U.S. discount retailers have outperformed year-to-date as shoppers — including higher-income consumers — increasingly seek bargains amid stubborn inflation and slowing wage growth. Despite a decline in consumer confidence, analysts' three-year growth projections and current P/E valuations imply dollar stores may still represent attractive long-term opportunities, supporting continued market enthusiasm for the sector.

Analysis

Market structure: Bargain-seeking behavior structurally reweights consumer spend toward dollar stores (DG, DLTR, FIVE) and broad discounters (WMT, COST), improving unit volumes and inventory turns by an estimated 3–8% relative to peers over 12–24 months if trends persist.
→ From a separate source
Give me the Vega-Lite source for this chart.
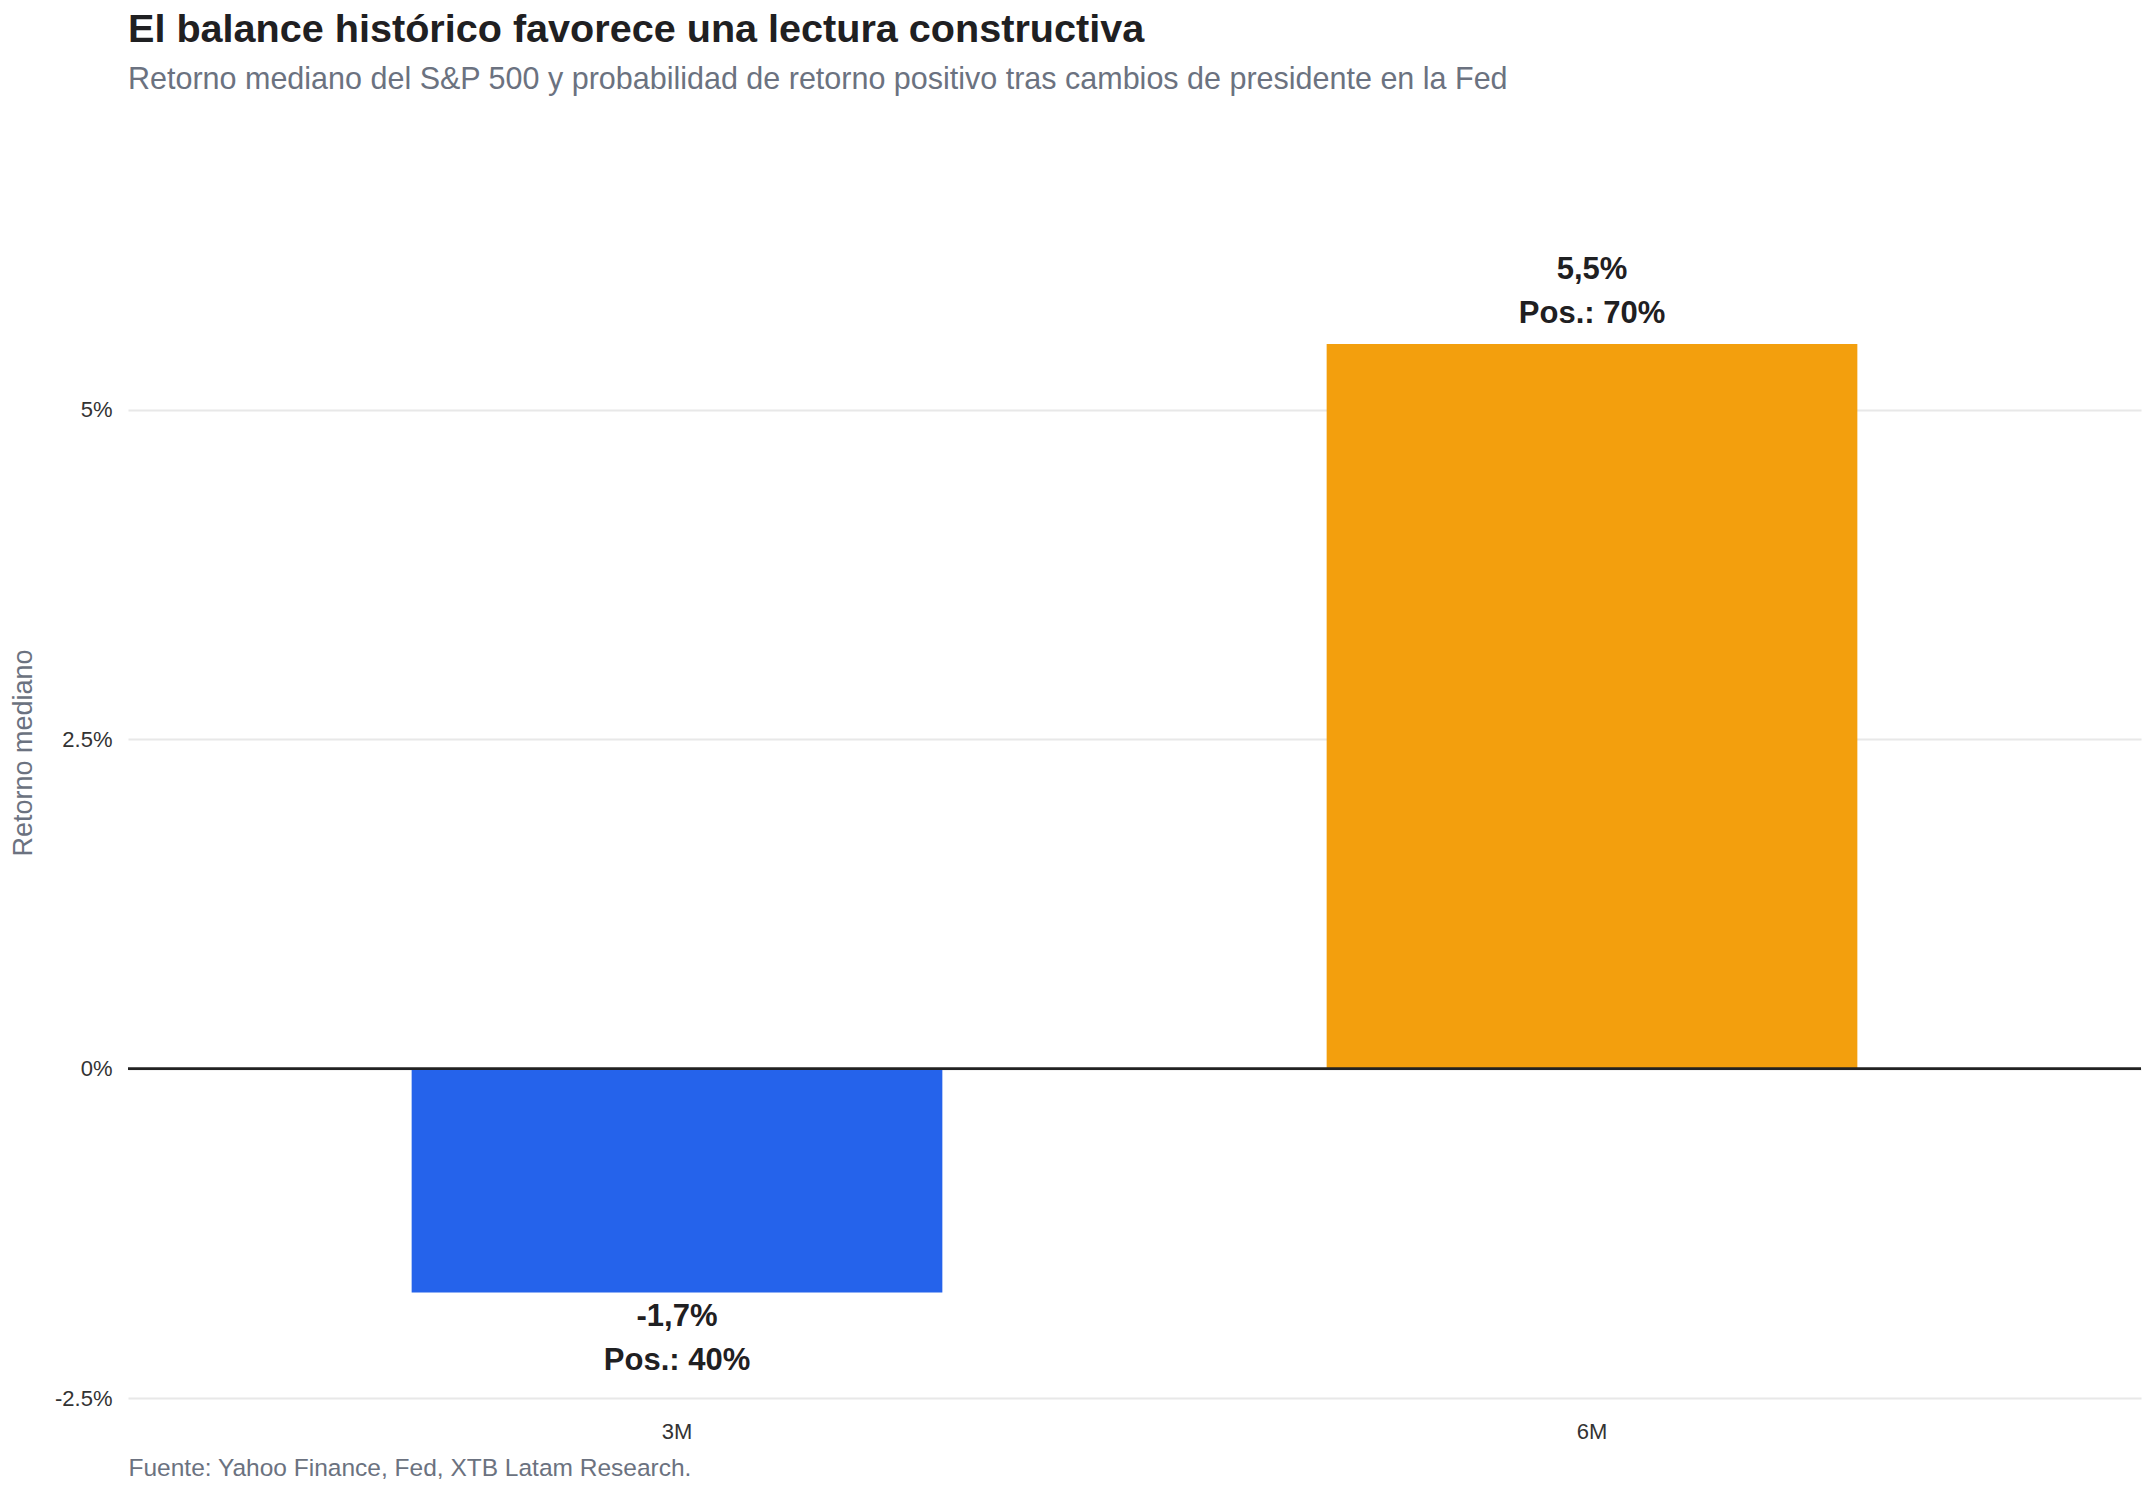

Losers are mid-/high-end discretionary chains and specialty retailers (TGT, RH, URBN) facing margin compression as traffic and basket mix shift. Pricing power for discounters rises modestly via scale and vendor concessions; CPG suppliers could see margin squeezes, increasing private-label penetration and downward pressure on branded CPG EBITDA margins by 100–300bps over a year. Risk assessment: Key tail risks include rapid disinflation (CPI down >150–200bps in two months) triggering rotation back to growth stocks, labor-cost shocks (state-level minimum wage hikes >10% effective in next 6–12 months), or supply-chain disruption for imported goods. Immediate (days) sensitivity to CPI/wage prints and retail sales; short-term (weeks/months) earnings surprises and inventory data matter; long-term (quarters/years) depends on secular private-label gains and store footprint economics. Hidden dependencies: freight rates, FX-driven COGS (USD moves vs CNY), and credit availability for low-income consumers. Trade implications: Favor long exposure to DG and DLTR sized 2–4% portfolio each over 12–24 months, financed by trimming 2–3% from mid/high-end discretionary names (TGT, RH). Use options to express view: buy 9–15 month call spreads on DG/DLTR (0–20% OTM) to cap cost; consider pair trade long DG vs short TGT (ratio 3:2) to isolate value capture. Allocate 1–2% to high-quality retail credit (senior unsecured of DG or WMT) to capture spread compression; reduce exposure to mall/department store credits. Contrarian angles: Consensus underestimates durability of private-label migration — if discounters convert 1–2% share in CPG annually, margin tailwinds compound for 3+ years, making current mid-teens P/E look cheap; conversely, the market may be overpaying near-term for durable growth if unemployment rises >100bp. Historical parallel: 2008-10 share shifts toward discounting lasted years, not months; however, technology-enabled convenience (instacart, same-day) could blunt foot traffic benefits, an often-missed risk. Watch CPI core prints, state wage legislations, and DG/DLTR weekly comps for 2 consecutive quarters to confirm thesis.